* BEGIN Stored rows *

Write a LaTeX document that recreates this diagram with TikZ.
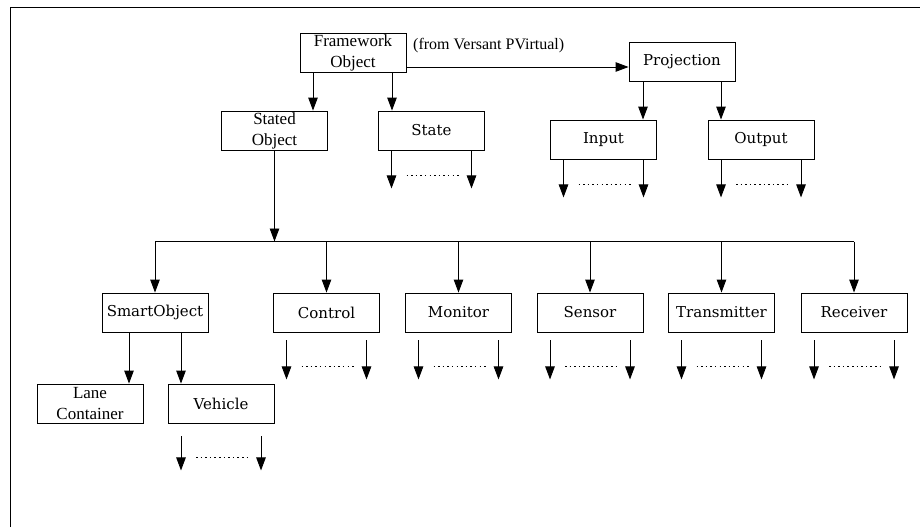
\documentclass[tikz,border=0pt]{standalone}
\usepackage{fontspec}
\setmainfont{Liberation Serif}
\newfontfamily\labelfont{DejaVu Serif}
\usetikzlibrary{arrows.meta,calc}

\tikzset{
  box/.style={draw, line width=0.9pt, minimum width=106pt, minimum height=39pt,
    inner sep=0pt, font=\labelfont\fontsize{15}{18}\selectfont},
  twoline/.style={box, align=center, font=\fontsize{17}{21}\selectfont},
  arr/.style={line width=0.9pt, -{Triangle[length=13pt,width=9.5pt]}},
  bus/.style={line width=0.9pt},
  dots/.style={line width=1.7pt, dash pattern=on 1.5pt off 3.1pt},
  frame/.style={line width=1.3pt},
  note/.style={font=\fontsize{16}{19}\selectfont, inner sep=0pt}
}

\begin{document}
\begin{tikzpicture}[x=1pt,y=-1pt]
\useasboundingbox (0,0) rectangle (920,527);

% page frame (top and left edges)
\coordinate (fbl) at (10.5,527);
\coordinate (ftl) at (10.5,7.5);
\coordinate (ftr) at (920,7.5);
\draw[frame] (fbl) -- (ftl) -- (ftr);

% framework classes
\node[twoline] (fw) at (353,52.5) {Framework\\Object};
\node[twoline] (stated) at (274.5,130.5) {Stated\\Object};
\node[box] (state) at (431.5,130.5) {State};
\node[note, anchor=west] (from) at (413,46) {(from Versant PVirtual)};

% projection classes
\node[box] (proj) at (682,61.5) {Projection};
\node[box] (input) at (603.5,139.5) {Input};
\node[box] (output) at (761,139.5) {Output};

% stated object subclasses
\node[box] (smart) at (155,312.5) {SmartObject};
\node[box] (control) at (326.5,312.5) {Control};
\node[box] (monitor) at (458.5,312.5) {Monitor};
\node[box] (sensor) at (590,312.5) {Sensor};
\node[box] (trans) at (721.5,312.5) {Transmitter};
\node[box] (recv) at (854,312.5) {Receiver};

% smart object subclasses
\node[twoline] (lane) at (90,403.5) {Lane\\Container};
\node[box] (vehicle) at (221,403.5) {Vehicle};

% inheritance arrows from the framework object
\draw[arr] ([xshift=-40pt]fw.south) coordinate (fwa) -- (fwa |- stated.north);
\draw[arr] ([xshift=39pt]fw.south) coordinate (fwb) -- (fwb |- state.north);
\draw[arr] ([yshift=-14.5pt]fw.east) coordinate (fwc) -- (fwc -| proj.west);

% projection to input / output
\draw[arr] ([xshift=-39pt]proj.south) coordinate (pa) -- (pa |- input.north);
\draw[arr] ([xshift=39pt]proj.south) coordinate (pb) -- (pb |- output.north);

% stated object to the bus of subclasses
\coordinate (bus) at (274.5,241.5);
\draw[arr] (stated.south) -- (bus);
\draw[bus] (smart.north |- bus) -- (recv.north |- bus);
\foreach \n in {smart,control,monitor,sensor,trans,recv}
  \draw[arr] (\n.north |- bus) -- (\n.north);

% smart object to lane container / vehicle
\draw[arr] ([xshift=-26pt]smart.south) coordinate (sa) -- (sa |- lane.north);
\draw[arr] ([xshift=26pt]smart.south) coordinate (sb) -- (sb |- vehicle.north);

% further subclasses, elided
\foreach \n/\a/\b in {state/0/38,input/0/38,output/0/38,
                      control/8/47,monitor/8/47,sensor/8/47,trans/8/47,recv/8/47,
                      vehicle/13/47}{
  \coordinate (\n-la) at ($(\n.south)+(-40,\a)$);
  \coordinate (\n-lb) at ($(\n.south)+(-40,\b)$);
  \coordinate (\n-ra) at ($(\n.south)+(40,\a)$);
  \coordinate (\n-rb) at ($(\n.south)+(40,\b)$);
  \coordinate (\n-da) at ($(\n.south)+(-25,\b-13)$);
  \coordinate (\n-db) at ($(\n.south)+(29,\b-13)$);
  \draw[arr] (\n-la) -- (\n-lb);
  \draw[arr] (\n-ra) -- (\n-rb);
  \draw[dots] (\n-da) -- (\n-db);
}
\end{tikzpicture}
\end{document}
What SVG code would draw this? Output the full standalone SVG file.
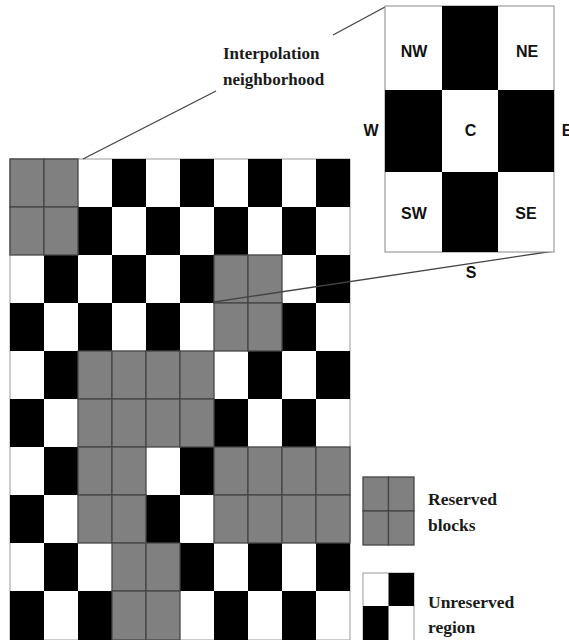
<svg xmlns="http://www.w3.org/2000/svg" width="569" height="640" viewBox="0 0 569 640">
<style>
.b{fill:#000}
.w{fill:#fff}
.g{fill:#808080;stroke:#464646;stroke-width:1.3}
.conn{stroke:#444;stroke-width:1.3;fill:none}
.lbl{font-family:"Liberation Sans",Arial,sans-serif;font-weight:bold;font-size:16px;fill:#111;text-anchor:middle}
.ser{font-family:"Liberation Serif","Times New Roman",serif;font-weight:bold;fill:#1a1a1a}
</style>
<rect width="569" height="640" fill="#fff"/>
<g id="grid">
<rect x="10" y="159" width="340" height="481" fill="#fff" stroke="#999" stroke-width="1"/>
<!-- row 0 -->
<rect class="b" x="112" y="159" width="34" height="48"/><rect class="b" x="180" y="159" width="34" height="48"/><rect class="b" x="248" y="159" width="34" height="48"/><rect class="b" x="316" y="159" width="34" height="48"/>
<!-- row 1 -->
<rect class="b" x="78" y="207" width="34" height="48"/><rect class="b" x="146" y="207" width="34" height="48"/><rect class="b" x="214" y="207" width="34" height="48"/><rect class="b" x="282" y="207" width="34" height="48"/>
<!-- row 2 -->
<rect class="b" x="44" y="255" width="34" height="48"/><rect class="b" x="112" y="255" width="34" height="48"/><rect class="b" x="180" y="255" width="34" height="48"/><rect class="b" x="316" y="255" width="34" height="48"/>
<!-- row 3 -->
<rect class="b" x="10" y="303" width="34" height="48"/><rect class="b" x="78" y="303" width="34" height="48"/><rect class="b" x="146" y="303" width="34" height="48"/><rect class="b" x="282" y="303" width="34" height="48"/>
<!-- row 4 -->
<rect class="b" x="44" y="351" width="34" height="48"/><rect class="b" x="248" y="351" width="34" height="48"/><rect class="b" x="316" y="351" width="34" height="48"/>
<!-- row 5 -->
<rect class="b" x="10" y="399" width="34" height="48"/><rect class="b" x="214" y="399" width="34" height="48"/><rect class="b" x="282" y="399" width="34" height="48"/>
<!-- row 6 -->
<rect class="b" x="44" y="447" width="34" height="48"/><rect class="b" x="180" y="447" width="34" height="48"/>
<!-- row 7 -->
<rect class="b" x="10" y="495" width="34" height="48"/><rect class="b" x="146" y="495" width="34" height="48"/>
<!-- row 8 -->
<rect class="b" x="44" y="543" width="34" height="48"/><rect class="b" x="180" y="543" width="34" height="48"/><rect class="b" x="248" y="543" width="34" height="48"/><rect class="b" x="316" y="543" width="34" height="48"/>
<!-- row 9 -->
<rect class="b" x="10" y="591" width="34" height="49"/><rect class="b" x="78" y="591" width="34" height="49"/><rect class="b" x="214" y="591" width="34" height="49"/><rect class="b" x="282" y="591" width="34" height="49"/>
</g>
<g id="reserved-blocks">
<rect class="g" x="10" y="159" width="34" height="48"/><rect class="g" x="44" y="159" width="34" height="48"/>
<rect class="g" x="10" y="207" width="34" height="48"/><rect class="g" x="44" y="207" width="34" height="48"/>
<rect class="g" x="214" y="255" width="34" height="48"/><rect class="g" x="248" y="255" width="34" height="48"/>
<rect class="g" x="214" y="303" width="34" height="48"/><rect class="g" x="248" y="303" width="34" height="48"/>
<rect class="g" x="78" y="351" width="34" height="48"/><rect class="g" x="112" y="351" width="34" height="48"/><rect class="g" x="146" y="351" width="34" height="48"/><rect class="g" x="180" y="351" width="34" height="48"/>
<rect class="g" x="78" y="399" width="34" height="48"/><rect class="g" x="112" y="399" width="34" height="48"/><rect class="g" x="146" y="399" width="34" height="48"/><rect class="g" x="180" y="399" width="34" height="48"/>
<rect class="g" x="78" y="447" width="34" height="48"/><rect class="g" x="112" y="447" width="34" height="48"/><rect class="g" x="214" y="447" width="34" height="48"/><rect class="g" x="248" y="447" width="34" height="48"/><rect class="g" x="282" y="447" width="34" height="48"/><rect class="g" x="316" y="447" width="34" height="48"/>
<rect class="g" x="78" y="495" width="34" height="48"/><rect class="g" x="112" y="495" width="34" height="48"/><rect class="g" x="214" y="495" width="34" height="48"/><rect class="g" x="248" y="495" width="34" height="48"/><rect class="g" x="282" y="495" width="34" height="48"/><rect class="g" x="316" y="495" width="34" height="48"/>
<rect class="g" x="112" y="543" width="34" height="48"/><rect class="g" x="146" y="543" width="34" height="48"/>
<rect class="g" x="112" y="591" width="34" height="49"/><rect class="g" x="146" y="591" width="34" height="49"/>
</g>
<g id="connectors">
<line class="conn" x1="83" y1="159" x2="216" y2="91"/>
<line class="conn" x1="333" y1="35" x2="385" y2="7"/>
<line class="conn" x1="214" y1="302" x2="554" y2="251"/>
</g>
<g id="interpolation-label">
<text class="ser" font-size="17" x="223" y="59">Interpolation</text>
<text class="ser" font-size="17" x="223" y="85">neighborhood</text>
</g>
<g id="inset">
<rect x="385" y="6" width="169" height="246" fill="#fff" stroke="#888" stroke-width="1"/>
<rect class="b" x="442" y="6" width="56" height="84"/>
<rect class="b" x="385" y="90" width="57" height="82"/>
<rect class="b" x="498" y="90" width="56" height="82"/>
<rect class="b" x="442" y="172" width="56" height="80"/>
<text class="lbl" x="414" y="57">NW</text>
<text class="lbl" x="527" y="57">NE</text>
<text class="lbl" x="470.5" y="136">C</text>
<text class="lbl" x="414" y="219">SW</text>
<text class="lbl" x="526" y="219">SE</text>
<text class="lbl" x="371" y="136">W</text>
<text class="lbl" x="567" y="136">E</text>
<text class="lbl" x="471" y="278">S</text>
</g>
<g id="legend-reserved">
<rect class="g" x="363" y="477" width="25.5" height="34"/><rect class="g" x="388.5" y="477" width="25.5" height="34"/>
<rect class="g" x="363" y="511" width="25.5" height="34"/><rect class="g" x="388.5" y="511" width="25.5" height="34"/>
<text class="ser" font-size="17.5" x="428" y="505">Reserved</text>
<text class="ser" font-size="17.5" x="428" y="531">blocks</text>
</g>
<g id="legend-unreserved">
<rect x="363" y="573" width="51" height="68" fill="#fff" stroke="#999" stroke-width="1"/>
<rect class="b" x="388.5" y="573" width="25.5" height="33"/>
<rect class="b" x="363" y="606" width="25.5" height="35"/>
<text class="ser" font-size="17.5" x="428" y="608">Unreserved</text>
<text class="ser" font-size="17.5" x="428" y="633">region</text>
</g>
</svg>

* END Stored rows *

Repeat, exactly and in full, each line from the start of the data to the line that contains "(ftl) -- (ftr);". Pictures do not go in.

_Solution to this exercise_
Write a LaTeX document that recreates this diagram with TikZ.
\documentclass[tikz,border=0pt]{standalone}
\usepackage{fontspec}
\setmainfont{Liberation Serif}
\newfontfamily\labelfont{DejaVu Serif}
\usetikzlibrary{arrows.meta,calc}

\tikzset{
  box/.style={draw, line width=0.9pt, minimum width=106pt, minimum height=39pt,
    inner sep=0pt, font=\labelfont\fontsize{15}{18}\selectfont},
  twoline/.style={box, align=center, font=\fontsize{17}{21}\selectfont},
  arr/.style={line width=0.9pt, -{Triangle[length=13pt,width=9.5pt]}},
  bus/.style={line width=0.9pt},
  dots/.style={line width=1.7pt, dash pattern=on 1.5pt off 3.1pt},
  frame/.style={line width=1.3pt},
  note/.style={font=\fontsize{16}{19}\selectfont, inner sep=0pt}
}

\begin{document}
\begin{tikzpicture}[x=1pt,y=-1pt]
\useasboundingbox (0,0) rectangle (920,527);

% page frame (top and left edges)
\coordinate (fbl) at (10.5,527);
\coordinate (ftl) at (10.5,7.5);
\coordinate (ftr) at (920,7.5);
\draw[frame] (fbl) -- (ftl) -- (ftr);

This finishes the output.